Machine-room-less elevators present a special challenge when it comes to observing the rope at the drive machine. You may have to rig up a camera (like those used by sports enthusiasts) so you can look for the twisting remotely.
Number Three: Equalize Your Rope Loads.
Over the years, no industry professional has disagreed with the above statement (Figure 4). The problem is simply in doing it. Most of the old methods for doing it either don’t work very well, are not accurate or consistent, or are so difficult to do (as well as our current systems require) that there just isn’t time to do it. This often means it doesn’t get done. There are now one or two tools that we know of that do a good job at equalization. This article is not about that.
The primary rope-life calculation formula (worked out by Dr. Klaus Feyrer at the University of Stuttgart) allows for +/-12.5% deviation in its formula of the rope loads on elevators. ASME A17.1-2013, Section 8.6.4.1.3 now directs that equal tension of ropes “shall be maintained” within 10%. This is a very lofty and demanding requirement. In terms equivalent to the Feyrer approach, it means +/- just 5%.
High-performance (or high-demand) systems need high-performance ropes.

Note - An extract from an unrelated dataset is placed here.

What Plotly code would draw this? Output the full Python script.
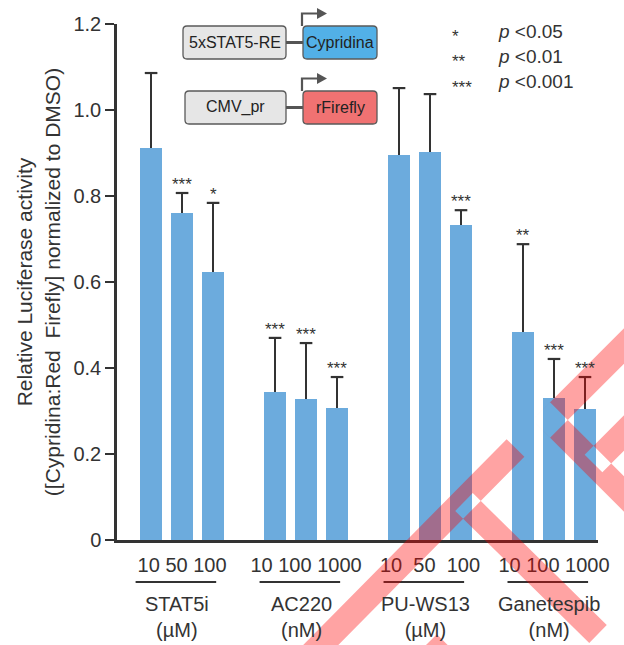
import plotly.graph_objects as go

# ---------------- data ----------------
groups = ["STAT5i", "AC220", "PU-WS13", "Ganetespib"]
units = ["(µM)", "(nM)", "(µM)", "(nM)"]
dose_labels = ["10 50 100", "10 100 1000", "10\u00a0\u00a050\u00a0\u00a0100", "10 100 1000"]
values = [
    [0.912, 0.760, 0.623],
    [0.344, 0.328, 0.307],
    [0.895, 0.902, 0.733],
    [0.484, 0.330, 0.305],
]
err_up = [
    [0.174, 0.047, 0.161],
    [0.126, 0.130, 0.072],
    [0.156, 0.135, 0.034],
    [0.204, 0.091, 0.074],
]
signif = [
    ["", "***", "*"],
    ["***", "***", "***"],
    ["", "", "***"],
    ["**", "***", "***"],
]
y_ticks = [0, 0.2, 0.4, 0.6, 0.8, 1.0, 1.2]
y_tick_labels = ["0", "0.2", "0.4", "0.6", "0.8", "1.0", "1.2"]
legend_stars = ["*", "**", "***"]
legend_p = ["0.05", "0.01", "0.001"]
y_title = "Relative Luciferase activity<br>([Cypridina:Red\u00a0 Firefly] normalized to DMSO)"

# ---------------- layout constants ----------------
W, H = 624, 645
L, R, T, B = 117, 598, 24, 540
FONT = "Liberation Sans, Arial, Helvetica, sans-serif"
DARK = "#333333"
SLOT = 4  # slots per group (3 bars + gap)


def P(px, py):
    return ((px - L) / (R - L), (B - py) / (B - T))


xs, ys, es, texts = [], [], [], []
for gi in range(len(groups)):
    for j in range(len(values[gi])):
        xs.append(gi * SLOT + j)
        ys.append(values[gi][j])
        es.append(err_up[gi][j])
        texts.append(signif[gi][j])

fig = go.Figure()
fig.add_trace(go.Bar(
    x=xs, y=ys, width=0.71,
    marker=dict(color="#6cabdd", line=dict(width=0)),
    error_y=dict(type="data", symmetric=False, array=es, arrayminus=[0] * len(es),
                 color=DARK, thickness=2, width=0),
    hoverinfo="skip", showlegend=False,
))
# error-bar caps (top only)
fig.add_trace(go.Scatter(
    x=xs, y=[y + e for y, e in zip(ys, es)], mode="markers",
    marker=dict(symbol="line-ew", size=9, line=dict(color=DARK, width=2.2)),
    hoverinfo="skip", showlegend=False, cliponaxis=False,
))

annotations = []
# significance stars
for x, y, e, t in zip(xs, ys, es, texts):
    if t:
        annotations.append(dict(x=x, y=y + e, xref="x", yref="y", text=t, showarrow=False,
                                yanchor="bottom", yshift=-3,
                                font=dict(size=17, color=DARK, family=FONT)))

shapes = []
# group names, units, underlines
for gi, (g, u) in enumerate(zip(groups, units)):
    c = gi * SLOT + 1
    annotations.append(dict(x=c, y=P(0, 617)[1], xref="x", yref="paper",
                            text=f"{g}<br>{u}", showarrow=False, xshift=-5,
                            yanchor="middle", font=dict(size=20, color=DARK, family=FONT)))
    shapes.append(dict(type="line", xref="x", yref="paper",
                       x0=c - 1.5, x1=c + 1.1, y0=P(0, 582)[1], y1=P(0, 582)[1],
                       line=dict(color=DARK, width=2)))

# significance legend
for k, (s, p) in enumerate(zip(legend_stars, legend_p)):
    yc = 31 + 25.5 * k
    annotations.append(dict(x=P(450, 0)[0], y=P(0, yc + 5)[1], xref="paper", yref="paper",
                            text=s, showarrow=False, xanchor="left", yanchor="middle",
                            font=dict(size=17, color=DARK, family=FONT)))
    annotations.append(dict(x=P(496, 0)[0], y=P(0, yc)[1], xref="paper", yref="paper",
                            text=f"<i>p</i> &lt;{p}", showarrow=False, xanchor="left",
                            yanchor="middle", font=dict(size=19, color=DARK, family=FONT)))


# construct diagram
def rrect(x0, y0, x1, y1, r=4):
    def pt(a, b):
        u, v = P(a, b)
        return f"{u:.5f},{v:.5f}"
    return (f"M{pt(x0 + r, y0)} L{pt(x1 - r, y0)} Q{pt(x1, y0)} {pt(x1, y0 + r)} "
            f"L{pt(x1, y1 - r)} Q{pt(x1, y1)} {pt(x1 - r, y1)} L{pt(x0 + r, y1)} "
            f"Q{pt(x0, y1)} {pt(x0, y1 - r)} L{pt(x0, y0 + r)} Q{pt(x0, y0)} {pt(x0 + r, y0)} Z")


def ppath(points, close=False):
    s = " ".join(("M" if i == 0 else "L") + "{:.5f},{:.5f}".format(*P(a, b))
                 for i, (a, b) in enumerate(points))
    return s + (" Z" if close else "")


boxes = [
    (183, 26, 286, 59, "#52b0e7", "5xSTAT5-RE"),
    (303, 26, 377, 59, "#52b0e7", "Cypridina"),
    (185, 91, 286, 124, "#e6e6e6", "CMV_pr"),
    (303, 91, 377, 124, "#f07272", "rFirefly"),
]
boxes[0] = (183, 26, 286, 59, "#e6e6e6", "5xSTAT5-RE")
for (yc, top) in [(42.5, 26), (107.5, 91)]:
    shapes.append(dict(type="path", xref="paper", yref="paper",
                       path=ppath([(286, yc), (303, yc)]), line=dict(color="#555555", width=3)))
    shapes.append(dict(type="path", xref="paper", yref="paper",
                       path=ppath([(302, top), (302, top - 12.5), (318, top - 12.5)]),
                       line=dict(color="#555555", width=2.2)))
    shapes.append(dict(type="path", xref="paper", yref="paper",
                       path=ppath([(317, top - 18), (327, top - 12.5), (317, top - 7)], close=True),
                       fillcolor="#555555", line=dict(width=0)))
for (x0, y0, x1, y1, col, lab) in boxes:
    shapes.append(dict(type="path", xref="paper", yref="paper", path=rrect(x0, y0, x1, y1),
                       fillcolor=col, line=dict(color="#5a5a5a", width=1.3)))
    cx, cy = P((x0 + x1) / 2, (y0 + y1) / 2)
    annotations.append(dict(x=cx, y=cy, xref="paper", yref="paper", text=lab, showarrow=False,
                            xanchor="center", yanchor="middle",
                            font=dict(size=16, color="#222222", family=FONT)))

# translucent red overlay stripes
stripes = [
    ((300, 666), (515.5, 448)),
    ((464, 502), (598, 634)),
    ((428, 643), (528, 743)),
    ((541.2, 428.8), (680, 290)),
    ((541.2, 411.2), (700, 570)),
    ((593.5, 463.5), (700, 357)),
]
sw = 25
sub = []
for (ax, ay), (bx, by) in stripes:
    dx, dy = bx - ax, by - ay
    n = (dx * dx + dy * dy) ** 0.5
    nx, ny = -dy / n * sw / 2, dx / n * sw / 2
    sub.append(ppath([(ax + nx, ay + ny), (bx + nx, by + ny), (bx - nx, by - ny), (ax - nx, ay - ny)], close=True))
shapes.append(dict(type="path", xref="paper", yref="paper", path=" ".join(sub),
                   fillcolor="rgba(255,0,0,0.36)", line=dict(width=0), layer="above"))

fig.update_layout(
    width=W, height=H,
    margin=dict(l=L, r=W - R, t=T, b=H - B, autoexpand=False),
    paper_bgcolor="white", plot_bgcolor="white",
    font=dict(family=FONT, color=DARK),
    bargap=0,
    annotations=annotations, shapes=shapes,
    xaxis=dict(range=[-1.1, 14.42], showgrid=False, zeroline=False,
               showline=True, linecolor=DARK, linewidth=2.5,
               tickvals=[gi * SLOT + 1 for gi in range(len(groups))], ticktext=dose_labels,
               ticks="outside", ticklen=5, tickcolor="rgba(0,0,0,0)",
               tickfont=dict(size=20, color=DARK, family=FONT), fixedrange=True),
    yaxis=dict(range=[0, 1.2], showgrid=False, zeroline=False,
               showline=True, linecolor=DARK, linewidth=2.5,
               tickvals=y_ticks, ticktext=y_tick_labels,
               ticks="outside", ticklen=9, tickwidth=2, tickcolor=DARK,
               tickfont=dict(size=20, color=DARK, family=FONT),
               title=dict(text=y_title, font=dict(size=21, color=DARK, family=FONT), standoff=8),
               fixedrange=True),
)

fig.write_html("out.html", config={"displayModeBar": False})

There is good reason for paying attention to rope equalization. It seems that elevator code writers realized this should not be considered a suggestion; it should be a directive mandate. We also know that when you have twisting in your rope (point number two), you will see the impact (during or after movement of the elevator up and/or down) in the measured load (equalization) of your ropes. The last two “recommendations” are not completely mutually exclusive. But, they can be.
Go out and start saving money (millions in some cases), and stop blaming rope for most problems. Most rope failures are directly tied to the failure to follow the advice in points one, two or three listed in this article, and are compounded by the failure to address a combination of any two. It’s a very expensive and inconvenient problem if there has been a failure of all three.